Ramsey has been campaigning with Essex MPP Taras Natyshak and Ramsey said the provincial member is “doing a fantastic job standing up for the people in Essex” and that is being seen at the door.

“The difference is the NDP cares about the people in Essex and is helping them,” she said.

Watson, the Conservative candidate who has served the last 11 years as Essex MP, said his campaign is going well.

“The longer campaign is giving us far more opportunity to engage people at the door. More conversations are a good thing,” said Watson.

The longer campaign allows voters to become better informed, he believed, and allows candidates a chance to be more accountable. He speaks to voters about his record, he said, with the record including delivering billions to the area including “tens of millions” in Amherstburg for such projects as the wastewater treatment plant, the Libro Centre, and road rehabilitations.

The campaign is also about which leader has the experience to keep the country safe and the economy growing.

“The NDP and Liberals promise risk, not change.”

Watson said the Liberals and NDP both feel Canada has “no role to play” in combating ISIS and would bring in higher taxes that could potentially drive out jobs.

Canada has a balanced budget, said Watson, adding “there is no other major economy in the world that can boast that.”

The Conservatives have a “low tax approach,” and has an “enviable” record of job creation. Canada has created 1.3 million new jobs since the last recession, he said. Farmers have experienced the best years of revenue the last two years, low income seniors have been assisted. On the environment, local accomplishments include establishing a priority natural area in Essex County. A permanent home tax credit and improving benefits for veterans are among the planks of the party platform, he added.

Watson, who is adopted, said he has championed the issue in Ottawa starting with a motion in 2008, a report on the motion in 2012 and three straight federal budgets assisting families.
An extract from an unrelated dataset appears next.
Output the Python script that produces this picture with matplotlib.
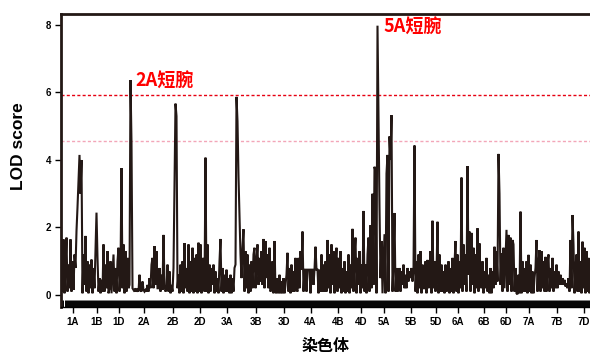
import numpy as np
import matplotlib
matplotlib.use("Agg")
import matplotlib.pyplot as plt

# ---------------- data ----------------
chromosomes = ["1A","1B","1D","2A","2B","2D","3A","3B","3D","4A","4B","4D",
               "5A","5B","5D","6A","6B","6D","7A","7B","7D"]
chrom_lengths = [23,25,20,29,29,25,29,30,26,27,28,18,28,26,23,22,30,14,32,24,30]

lod_1A = [1.6,0.1,1.65,0.05,0.8,1.7,0.1,0.9,0.2,1.65,0.1,1.0,0.15,1.2,0.8,1.9,2.6,3.4,4.15,3.0,4.0,0.05,1.2]
lod_1B = [0.3,1.75,0.1,1.0,0.05,0.9,0.2,1.05,0.05,0.8,0.2,1.3,2.44,1.1,0.1,0.5,0.05,0.45,0.1,1.5,0.1,0.9,0.2,1.3,0.05]
lod_1D = [0.2,1.0,0.05,0.6,1.2,0.1,0.8,0.05,1.0,1.4,0.1,0.7,3.76,0.2,1.5,0.05,1.3,0.1,1.1,0.2]
lod_2A = [0.3,6.37,4.5,0.2,0.15,0.1,0.2,0.1,0.15,0.1,0.6,0.15,0.1,0.4,0.15,0.1,0.15,0.1,0.3,0.1,0.5,0.2,0.9,1.1,0.2,1.45,0.3,1.3,0.2]
lod_2B = [0.2,0.8,0.1,0.6,0.15,1.78,0.3,0.1,0.2,0.9,0.1,0.7,0.05,0.3,0.1,0.8,3.2,5.67,5.3,0.2,0.6,0.05,0.9,0.1,1.0,0.05,1.54,0.2,0.8]
lod_2D = [0.1,1.5,0.05,1.0,0.1,1.4,0.05,1.1,0.1,1.2,0.05,1.55,0.1,1.5,0.05,1.0,1.1,0.1,4.07,0.1,1.5,0.05,0.9,0.1,0.8]
lod_3A = [0.3,0.9,0.05,0.7,0.1,0.5,0.05,1.0,1.66,0.1,0.8,0.05,0.6,0.1,0.75,0.1,0.5,0.05,0.6,0.05,0.5,0.1,0.8,0.9,5.87,5.15,3.5,2.4,1.2]
lod_3B = [0.5,1.4,1.95,0.1,1.3,0.2,1.2,0.05,0.9,0.1,1.0,0.2,1.2,1.4,0.2,1.0,1.5,0.3,1.1,0.4,1.3,0.3,1.66,0.2,1.6,0.5,1.2,0.2,1.4,0.1]
lod_3D = [0.3,1.0,0.05,1.6,0.1,0.05,0.5,0.05,0.6,0.05,0.4,0.05,0.5,0.05,0.3,0.6,1.25,0.1,0.8,0.05,0.9,0.1,0.7,0.1,1.1,0.2]
lod_4A = [0.1,1.1,0.2,1.3,0.75,1.88,0.1,0.75,0.75,0.1,0.75,0.75,0.75,0.05,0.75,0.75,0.3,0.75,1.43,0.75,0.75,0.05,0.75,0.1,1.2,0.1,0.9]
lod_4B = [0.1,1.0,0.1,1.63,0.2,1.2,0.05,1.5,0.3,1.3,0.05,0.9,1.4,0.1,1.1,0.2,1.3,0.05,0.8,0.1,1.0,0.05,0.7,0.1,1.2,0.05,0.9,0.2]
lod_4D = [1.96,0.1,1.2,1.7,0.05,1.1,0.3,1.3,0.05,0.9,0.2,2.49,0.1,0.9,0.05,1.2,1.7,0.1]
lod_5A = [2.07,0.2,3.0,0.3,3.8,3.65,0.05,7.98,5.33,2.6,0.5,1.6,0.05,0.9,1.8,0.05,3.6,4.15,0.1,4.7,4.0,5.33,0.1,1.0,2.43,0.1,0.8,0.1]
lod_5B = [0.2,0.8,0.1,0.7,0.3,0.9,0.2,0.6,0.2,0.8,0.4,0.7,0.5,0.8,0.4,0.7,4.43,0.1,1.0,0.05,1.2,0.2,1.3,0.05,0.9,0.2]
lod_5D = [0.2,1.0,0.05,1.04,0.2,0.7,1.3,0.05,2.2,0.2,1.0,0.1,0.6,2.17,0.05,1.2,0.1,0.9,0.1,0.7,0.05,0.9,0.1]
lod_6A = [0.2,1.0,0.05,0.8,0.1,1.1,0.05,0.9,1.6,0.1,1.2,0.05,1.0,0.2,3.48,0.1,1.5,0.3,1.2,0.1,3.82,0.6]
lod_6B = [1.88,0.1,1.84,0.3,1.4,0.05,1.2,0.2,1.98,0.1,1.53,0.4,0.2,1.0,0.05,0.7,0.2,1.1,0.1,0.6,0.05,0.8,0.05,0.7,0.2,1.43,0.3,1.3,0.4,4.18]
lod_6D = [3.0,0.3,1.24,0.1,1.4,0.2,1.1,1.93,0.1,1.78,0.3,1.7,0.1,1.63]
lod_7A = [1.5,0.1,0.8,0.05,0.02,0.6,0.05,2.47,0.05,1.0,0.1,0.8,0.1,1.0,0.05,1.19,0.1,0.9,0.05,0.7,0.05,0.5,0.8,1.63,0.1,0.9,1.33,0.1,1.3,0.2,1.0,0.1]
lod_7B = [1.13,0.1,0.9,1.2,0.1,0.8,0.2,1.1,0.1,0.7,0.2,0.9,0.2,0.7,0.3,0.6,0.3,0.5,0.3,0.45,0.25,0.35,0.2,0.5]
lod_7D = [0.1,1.63,0.2,2.37,1.5,0.05,0.8,1.2,0.1,1.88,0.1,1.0,0.05,1.58,0.2,1.4,0.05,1.3,0.1,1.1,0.05,0.8,0.05,0.6,0.1,0.5,0.05,0.4,0.1,0.5]

lod_by_chrom = [lod_1A, lod_1B, lod_1D, lod_2A, lod_2B, lod_2D, lod_3A, lod_3B, lod_3D,
                lod_4A, lod_4B, lod_4D, lod_5A, lod_5B, lod_5D, lod_6A, lod_6B, lod_6D,
                lod_7A, lod_7B, lod_7D]

threshold_high = 5.93
threshold_low = 4.56
annotation_labels = ["2A短腕", "5A短腕"]

# ---------------- build positions ----------------
starts = np.concatenate([[0], np.cumsum(chrom_lengths)[:-1]])
xs, ys = [], []
for s, L, vals in zip(starts, chrom_lengths, lod_by_chrom):
    n = len(vals)
    pos = s + (np.arange(n) + 0.5) * L / n
    xs.append(pos)
    ys.append(np.array(vals))
x = np.concatenate(xs)
y = np.concatenate(ys)
mids = starts + np.array(chrom_lengths) / 2.0

# ---------------- plot ----------------
plt.rcParams['font.family'] = ['Liberation Sans', 'Noto Sans CJK SC', 'DejaVu Sans']
fig = plt.figure(figsize=(5.9, 3.56), dpi=100)
ax = fig.add_axes([61/590, 1-307/356, (590-61)/590, (307-14)/356])

line_color = '#231815'
ax.plot(x, y, color=line_color, lw=1.5, solid_joinstyle='miter', zorder=3)

# rug of markers
ax.vlines(x, -0.356, -0.15, color='black', lw=0.7, zorder=2)

ax.axhline(threshold_high, color='#e60012', lw=1.0, ls=(0, (2.2, 1.6)), zorder=1)
ax.axhline(threshold_low, color='#f3a6b8', lw=1.0, ls=(0, (2.2, 1.6)), zorder=1)

ax.text(74, 6.34, annotation_labels[0], ha='left', va='center', color='#ff0000',
        fontsize=13, fontweight='bold', family=['Noto Sans CJK SC'], zorder=4)
ax.text(322, 7.94, annotation_labels[1], ha='left', va='center', color='#ff0000',
        fontsize=13, fontweight='bold', family=['Noto Sans CJK SC'], zorder=4)

ax.set_xlim(0, 529)
ax.set_ylim(-0.356, 8.326)
ax.set_xticks(mids)
ax.set_xticklabels(chromosomes)
ax.set_yticks([0, 2, 4, 6, 8])
ax.tick_params(axis='both', direction='out', length=4, width=1, labelsize=7, pad=3, color='black')
for lab in ax.get_xticklabels() + ax.get_yticklabels():
    lab.set_fontweight('bold')

for side in ['left', 'top']:
    ax.spines[side].set_linewidth(2)
    ax.spines[side].set_color(line_color)
ax.spines['right'].set_visible(False)
ax.spines['bottom'].set_linewidth(1)

ax.set_ylabel('LOD score', fontsize=12.5, fontweight='bold')
ax.yaxis.set_label_coords(-0.066, 0.55)
ax.set_xlabel('染色体', fontsize=11.5, fontweight='bold', family=['Noto Sans CJK SC'], labelpad=8)

fig.savefig('out.png', dpi=100)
“All of these areas are to help Canadians step forward and adopt the 30,000 Canadian children waiting for adoption,” he said.

Watson said he has stood strong for Essex.

“Windsor, with two NDP MPs, has a loud voice but has delivered zero results,” he said. “I’ve had a credible and influential voice that has delivered billions to Essex County. Essex County has, in me, a strong and influential voice in Ottawa.”